Third, distinguishing the "real world" of business from the unreal world of the academy misrepresents for better and for worse the longstanding workings of our institutions of higher education themselves. The very term "real" is clearly slippery ("reality TV"? "The Real Housewives of Orange Country"?); but many connotations — not all of them grounds for rejoicing-- do in fact already apply to the academy. To the extent that the adjective gestures toward the competition among ambitious people, many academics and leaders of their institutions not only read books about those issues but also, so to speak, wrote the book on them. The frequent references to “branding” within the academy demonstrate that marketing executives could teach certain admissions officers and other administrators nothing they have not long known about the half-truths that practice can foster.

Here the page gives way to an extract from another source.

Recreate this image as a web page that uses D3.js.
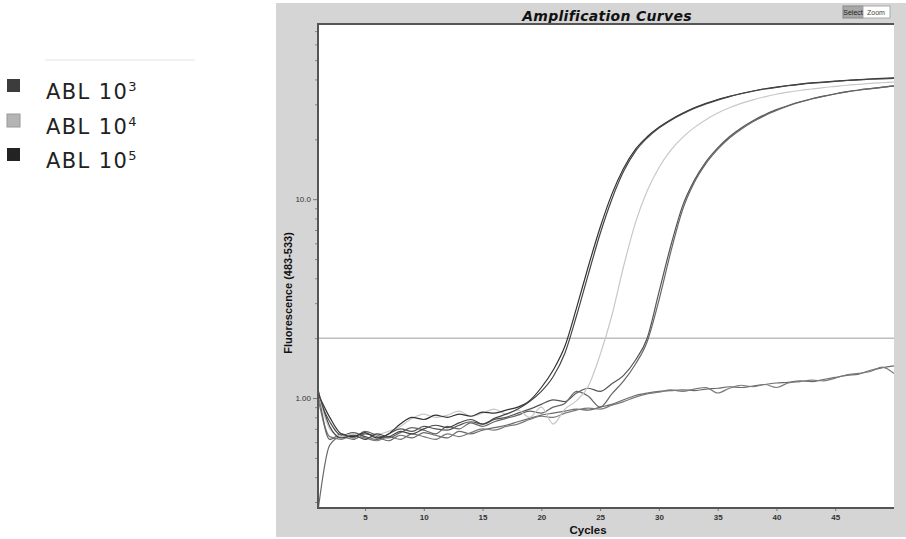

But in fact the university is also a world committed to, indeed exemplary of, the "real" in more positive respects. Arguably our attention to using language carefully — teaching writing is surely a significant part of the mission of institutions of higher education — in fact encourages conveying a real picture, expressing what one really intends to say. Our emphasis on critical thinking, notably the marshaling of evidence, trains students to distinguish the real from the specious and self-serving. Alternatively, even if one subscribes to the poststructuralist credo that language can never express reality, we can still encourage those students to discern and distinguish positions along a spectrum between reality and deceit. In so doing, we achieve one goal central to a liberal arts education: building the very faculty of discernment — a capacity that, besides its many other potentialities, can and should encourage a re-evaluation of the expression "real world."